- [WHAT YOU ARE ASKED TO DO]:
Output each line exactly as it appears, skipping any embedded picture.

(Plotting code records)
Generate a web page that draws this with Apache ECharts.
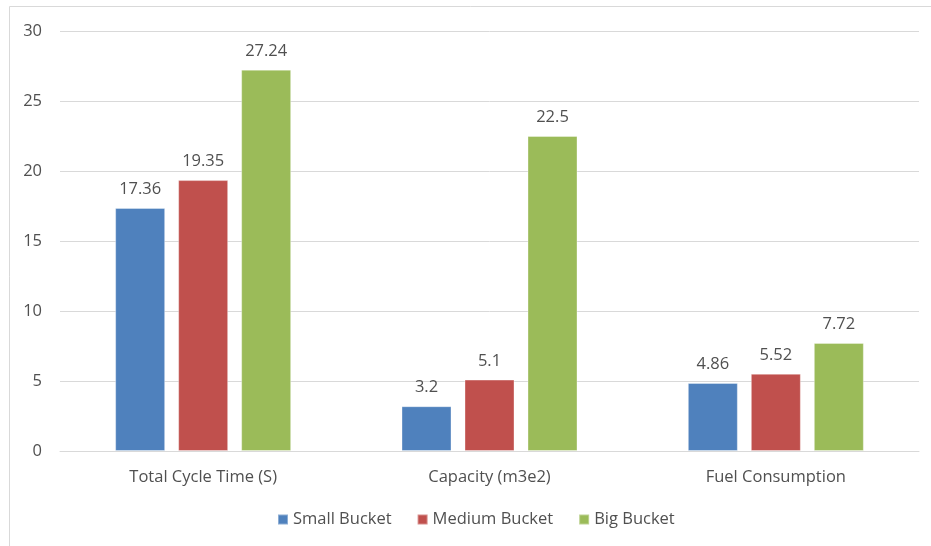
<!DOCTYPE html>
<html>
<head>
<meta charset="utf-8">
<script src="https://cdn.jsdelivr.net/npm/echarts@6/dist/echarts.min.js"></script>
<style>
  html, body { margin: 0; padding: 0; background: #fff; }
  #chart { width: 931px; height: 546px; }
</style>
</head>
<body>
<div id="chart"></div>
<script>
// Bucket size comparison: cycle time, capacity and fuel use
const categories = ['Total Cycle Time (S)', 'Capacity (m3e2)', 'Fuel Consumption'];
const smallBucket = [17.36, 3.2, 4.86];
const mediumBucket = [19.35, 5.1, 5.52];
const bigBucket = [27.24, 22.5, 7.72];
const yTicks = { min: 0, max: 30, interval: 5 };

const textColor = '#505050';
const fontFamily = '"Open Sans", Lato, sans-serif';
const fontSize = 16.5;

function barSeries(name, data, color) {
  return {
    name: name,
    type: 'bar',
    data: data,
    barWidth: 50,
    barGap: '26%',
    itemStyle: { color: color, borderColor: 'rgba(255,255,255,0.35)', borderWidth: 1 },
    label: {
      show: true,
      position: 'top',
      distance: 10,
      color: textColor,
      fontFamily: fontFamily,
      fontSize: fontSize
    }
  };
}

const chart = echarts.init(document.getElementById('chart'), null, { renderer: 'canvas' });
chart.setOption({
  animation: false,
  backgroundColor: '#fff',
  graphic: [{
    type: 'rect',
    shape: { x: 9.5, y: 6.5, width: 940, height: 560 },
    style: { fill: 'none', stroke: '#d9d9d9', lineWidth: 1 },
    silent: true
  }],
  grid: { left: 60, right: 12, top: 31, bottom: 95, containLabel: false },
  legend: {
    bottom: 13,
    left: 272,
    itemWidth: 10,
    itemHeight: 10,
    itemGap: 25,
    icon: 'rect',
    textStyle: { color: textColor, fontFamily: fontFamily, fontSize: fontSize, padding: [0, 0, 0, 0] },
    data: ['Small Bucket', 'Medium Bucket', 'Big Bucket']
  },
  xAxis: {
    type: 'category',
    data: categories,
    axisTick: { show: false },
    axisLine: { lineStyle: { color: '#d9d9d9', width: 1 } },
    axisLabel: { color: textColor, fontFamily: fontFamily, fontSize: fontSize, margin: 18 }
  },
  yAxis: {
    type: 'value',
    min: yTicks.min,
    max: yTicks.max,
    interval: yTicks.interval,
    axisLine: { show: false },
    axisTick: { show: false },
    splitLine: { lineStyle: { color: '#d9d9d9', width: 1 } },
    axisLabel: { color: textColor, fontFamily: fontFamily, fontSize: fontSize, margin: 18 }
  },
  series: [
    barSeries('Small Bucket', smallBucket, '#4f81bd'),
    barSeries('Medium Bucket', mediumBucket, '#c0504d'),
    barSeries('Big Bucket', bigBucket, '#9bbb59')
  ]
});
</script>
</body>
</html>
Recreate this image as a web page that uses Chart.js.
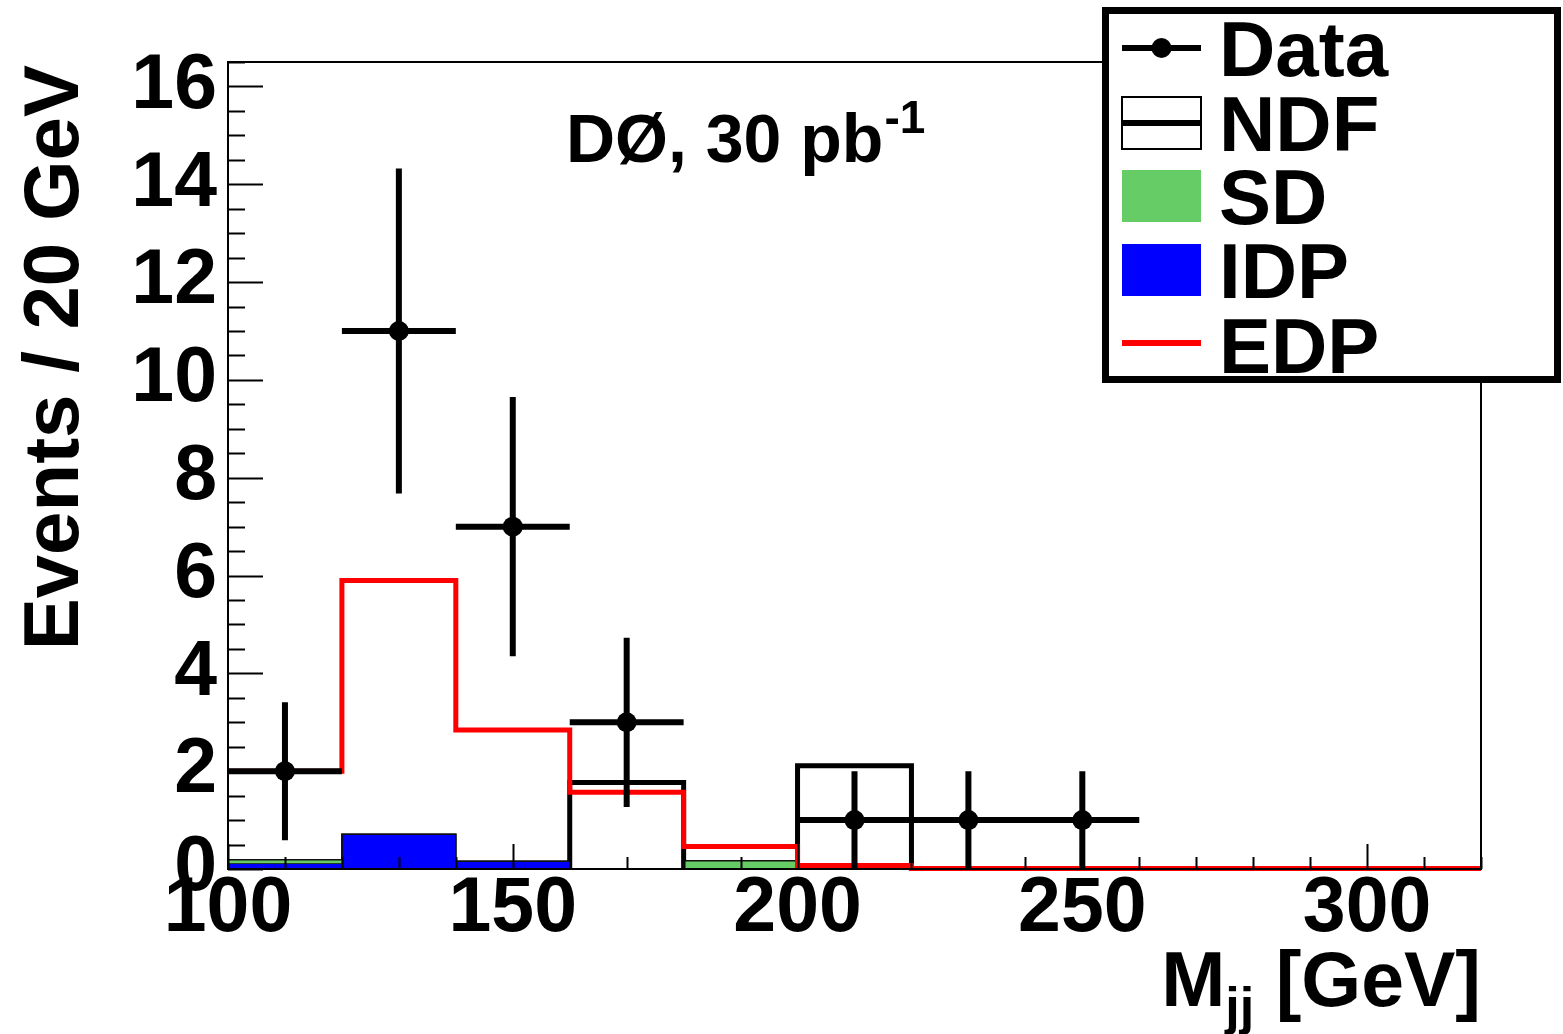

- [COMPLETE ANSWER]:
Generate a web page that draws this with Apache ECharts.
<!DOCTYPE html>
<html>
<head>
<meta charset="utf-8">
<script src="https://cdn.jsdelivr.net/npm/echarts@6/dist/echarts.min.js"></script>
<style>
  html, body { margin: 0; padding: 0; background: #fff; }
  #chart { width: 931px; height: 546px; }
</style>
</head>
<body>
<div id="chart"></div>
<script>
// Bucket size comparison: cycle time, capacity and fuel use
const categories = ['Total Cycle Time (S)', 'Capacity (m3e2)', 'Fuel Consumption'];
const smallBucket = [17.36, 3.2, 4.86];
const mediumBucket = [19.35, 5.1, 5.52];
const bigBucket = [27.24, 22.5, 7.72];
const yTicks = { min: 0, max: 30, interval: 5 };

const textColor = '#505050';
const fontFamily = '"Open Sans", Lato, sans-serif';
const fontSize = 16.5;

function barSeries(name, data, color) {
  return {
    name: name,
    type: 'bar',
    data: data,
    barWidth: 50,
    barGap: '26%',
    itemStyle: { color: color, borderColor: 'rgba(255,255,255,0.35)', borderWidth: 1 },
    label: {
      show: true,
      position: 'top',
      distance: 10,
      color: textColor,
      fontFamily: fontFamily,
      fontSize: fontSize
    }
  };
}

const chart = echarts.init(document.getElementById('chart'), null, { renderer: 'canvas' });
chart.setOption({
  animation: false,
  backgroundColor: '#fff',
  graphic: [{
    type: 'rect',
    shape: { x: 9.5, y: 6.5, width: 940, height: 560 },
    style: { fill: 'none', stroke: '#d9d9d9', lineWidth: 1 },
    silent: true
  }],
  grid: { left: 60, right: 12, top: 31, bottom: 95, containLabel: false },
  legend: {
    bottom: 13,
    left: 272,
    itemWidth: 10,
    itemHeight: 10,
    itemGap: 25,
    icon: 'rect',
    textStyle: { color: textColor, fontFamily: fontFamily, fontSize: fontSize, padding: [0, 0, 0, 0] },
    data: ['Small Bucket', 'Medium Bucket', 'Big Bucket']
  },
  xAxis: {
    type: 'category',
    data: categories,
    axisTick: { show: false },
    axisLine: { lineStyle: { color: '#d9d9d9', width: 1 } },
    axisLabel: { color: textColor, fontFamily: fontFamily, fontSize: fontSize, margin: 18 }
  },
  yAxis: {
    type: 'value',
    min: yTicks.min,
    max: yTicks.max,
    interval: yTicks.interval,
    axisLine: { show: false },
    axisTick: { show: false },
    splitLine: { lineStyle: { color: '#d9d9d9', width: 1 } },
    axisLabel: { color: textColor, fontFamily: fontFamily, fontSize: fontSize, margin: 18 }
  },
  series: [
    barSeries('Small Bucket', smallBucket, '#4f81bd'),
    barSeries('Medium Bucket', mediumBucket, '#c0504d'),
    barSeries('Big Bucket', bigBucket, '#9bbb59')
  ]
});
</script>
</body>
</html>
Recreate this image as a web page that uses Chart.js.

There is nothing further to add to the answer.